それを戦後まだ8年しかたっていないのに、もう大都会に復活している東京、
そしてまだ昔馴染みの風景がそのまま残っている尾道と、
うまくコントラストを引き出して描ききっている。
素晴らしい作品だ、と思った。
でも若いころに観ていたら、恐らくわからなかっただろう。
自分は今まで観る事を待たされていたのだ。
1953年にこの映画が発表された時、世界中が驚愕したという。
これはある人が述べていた事をそのまま、書くのだが、
当時1950年代といえば特にアメリカは西部劇が流行り、ジョン・ウェインがライフルを握り、セクシーなエルビスがステージで歌い、セックスに殺人事件、あるいはアレキサンダー大王の偉業などにみんなが酔いしれ夢中になっている時代だった。
それが、小津が全く極々普通の家族の姿を通して、人間の普遍的テーマを提示してしまったのだ。

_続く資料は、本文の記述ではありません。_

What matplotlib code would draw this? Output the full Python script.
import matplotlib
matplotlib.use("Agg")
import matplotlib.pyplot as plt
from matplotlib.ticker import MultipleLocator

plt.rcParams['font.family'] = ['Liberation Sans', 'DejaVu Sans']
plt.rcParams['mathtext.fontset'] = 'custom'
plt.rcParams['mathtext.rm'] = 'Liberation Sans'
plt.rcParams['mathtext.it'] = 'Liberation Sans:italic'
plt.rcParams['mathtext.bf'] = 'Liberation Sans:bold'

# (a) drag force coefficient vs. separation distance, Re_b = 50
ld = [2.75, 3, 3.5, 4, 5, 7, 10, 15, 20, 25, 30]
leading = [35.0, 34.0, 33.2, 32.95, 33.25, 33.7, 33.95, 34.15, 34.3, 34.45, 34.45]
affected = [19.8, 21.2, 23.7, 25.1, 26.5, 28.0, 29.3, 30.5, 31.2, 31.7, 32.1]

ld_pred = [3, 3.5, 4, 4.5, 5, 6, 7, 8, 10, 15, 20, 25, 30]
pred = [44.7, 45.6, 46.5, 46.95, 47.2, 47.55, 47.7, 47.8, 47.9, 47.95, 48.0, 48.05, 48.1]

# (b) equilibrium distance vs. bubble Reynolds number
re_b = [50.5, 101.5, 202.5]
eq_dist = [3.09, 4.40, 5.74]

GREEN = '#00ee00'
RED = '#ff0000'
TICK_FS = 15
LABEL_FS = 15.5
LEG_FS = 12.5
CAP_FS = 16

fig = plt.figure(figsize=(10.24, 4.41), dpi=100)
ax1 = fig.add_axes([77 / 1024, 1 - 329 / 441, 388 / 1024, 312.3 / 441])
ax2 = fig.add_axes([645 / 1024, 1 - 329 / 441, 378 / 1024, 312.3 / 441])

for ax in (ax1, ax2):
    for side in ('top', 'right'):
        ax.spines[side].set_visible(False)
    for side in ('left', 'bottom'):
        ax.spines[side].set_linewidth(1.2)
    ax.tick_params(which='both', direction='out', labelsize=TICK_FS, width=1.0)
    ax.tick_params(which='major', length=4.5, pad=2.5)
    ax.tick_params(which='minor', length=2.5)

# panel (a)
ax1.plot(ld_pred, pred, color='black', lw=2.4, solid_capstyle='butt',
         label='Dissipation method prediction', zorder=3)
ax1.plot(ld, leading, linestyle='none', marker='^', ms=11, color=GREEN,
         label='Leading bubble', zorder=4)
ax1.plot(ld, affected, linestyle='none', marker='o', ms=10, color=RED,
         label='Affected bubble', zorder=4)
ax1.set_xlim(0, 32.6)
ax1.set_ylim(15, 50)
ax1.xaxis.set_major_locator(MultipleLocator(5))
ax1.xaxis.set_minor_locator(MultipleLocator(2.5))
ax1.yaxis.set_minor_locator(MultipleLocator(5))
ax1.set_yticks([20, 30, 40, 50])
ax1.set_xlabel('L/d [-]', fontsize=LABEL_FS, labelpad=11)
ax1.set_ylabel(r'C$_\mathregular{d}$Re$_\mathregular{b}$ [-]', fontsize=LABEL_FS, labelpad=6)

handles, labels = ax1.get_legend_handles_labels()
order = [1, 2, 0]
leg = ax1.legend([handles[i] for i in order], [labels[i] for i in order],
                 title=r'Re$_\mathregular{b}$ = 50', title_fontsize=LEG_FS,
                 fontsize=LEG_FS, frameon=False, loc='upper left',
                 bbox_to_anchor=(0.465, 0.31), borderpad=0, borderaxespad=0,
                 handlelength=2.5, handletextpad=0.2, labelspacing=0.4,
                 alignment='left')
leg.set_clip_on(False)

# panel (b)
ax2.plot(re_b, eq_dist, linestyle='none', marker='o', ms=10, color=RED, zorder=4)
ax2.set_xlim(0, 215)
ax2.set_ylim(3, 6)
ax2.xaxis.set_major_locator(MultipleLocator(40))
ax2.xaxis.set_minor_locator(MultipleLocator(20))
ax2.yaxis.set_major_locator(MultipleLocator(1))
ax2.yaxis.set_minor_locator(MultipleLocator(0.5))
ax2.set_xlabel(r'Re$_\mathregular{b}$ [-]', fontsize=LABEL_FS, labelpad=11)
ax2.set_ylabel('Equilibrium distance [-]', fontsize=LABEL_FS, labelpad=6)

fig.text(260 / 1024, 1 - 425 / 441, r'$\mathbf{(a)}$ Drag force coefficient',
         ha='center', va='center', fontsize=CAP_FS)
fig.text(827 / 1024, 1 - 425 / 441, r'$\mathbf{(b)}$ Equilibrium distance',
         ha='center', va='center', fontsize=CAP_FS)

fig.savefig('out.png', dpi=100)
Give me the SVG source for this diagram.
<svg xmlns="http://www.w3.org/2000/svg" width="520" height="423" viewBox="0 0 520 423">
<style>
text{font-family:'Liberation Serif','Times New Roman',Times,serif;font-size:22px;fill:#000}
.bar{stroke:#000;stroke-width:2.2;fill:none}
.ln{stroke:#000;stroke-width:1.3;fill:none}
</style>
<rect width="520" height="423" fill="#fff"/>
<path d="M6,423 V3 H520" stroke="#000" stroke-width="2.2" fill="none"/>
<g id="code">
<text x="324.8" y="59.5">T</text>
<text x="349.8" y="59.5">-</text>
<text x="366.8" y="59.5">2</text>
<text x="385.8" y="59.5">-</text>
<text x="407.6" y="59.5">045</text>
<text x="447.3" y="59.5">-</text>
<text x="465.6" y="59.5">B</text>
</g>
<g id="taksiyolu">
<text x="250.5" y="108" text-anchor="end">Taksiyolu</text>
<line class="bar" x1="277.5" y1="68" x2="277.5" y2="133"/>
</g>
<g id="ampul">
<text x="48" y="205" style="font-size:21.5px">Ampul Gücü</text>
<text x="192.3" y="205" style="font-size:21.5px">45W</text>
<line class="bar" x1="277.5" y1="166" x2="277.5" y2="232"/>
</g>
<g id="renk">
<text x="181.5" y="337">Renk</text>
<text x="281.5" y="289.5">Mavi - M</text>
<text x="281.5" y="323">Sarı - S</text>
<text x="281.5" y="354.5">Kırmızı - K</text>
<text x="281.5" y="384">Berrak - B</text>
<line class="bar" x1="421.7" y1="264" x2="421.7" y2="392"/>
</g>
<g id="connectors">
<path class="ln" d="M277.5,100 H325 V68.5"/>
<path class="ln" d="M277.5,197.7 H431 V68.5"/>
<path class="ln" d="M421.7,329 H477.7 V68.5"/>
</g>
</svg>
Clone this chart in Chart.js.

西洋の知識人達はショックだった。自分達が浮かれてはしゃいでいるうちにこんな映画が現れるなんて。
また映画を撮る技術も新しく独自でユニーク。
知識人達も自分達の世界を全く別のアングルから見ざるをえなかった。
恐らく「パーフェクト・デイズ」や「東京物語」を観て、自分に起こった事も同じだろう。
もちろん自分もいつもヒーローに憧れている。
でもそうじゃないんだし、そうでいんだ、という事。
ちなみにこの「東京物語」、名優揃いだ。
後に寅さんに出てくる笠智衆、当時の美人女優、原節子、同じく美人女優、香川京子、黒沢映画や水戸黄門で有名な東野英二郎、後、後に高倉健や片岡千恵蔵の映画で悪役スターになる安倍徹もちょい役で出ている。
しかし、意地悪な次女を演じる杉村春子の演技は素晴らしい。もう首をしめて殺したくなるくらい憎らしいし、ちょっとしたセリフや仕草がいちいちうまい。舞台の人だろうね。
さあ、今回も長々と書きました。
本当は「パーフェクト・デイズ」と「東京物語」は別々に書こうと思ったのだけど、一緒にした方がいろいろ辻褄が合うので、そうしました。
最後まで読んでくれた方には感謝します。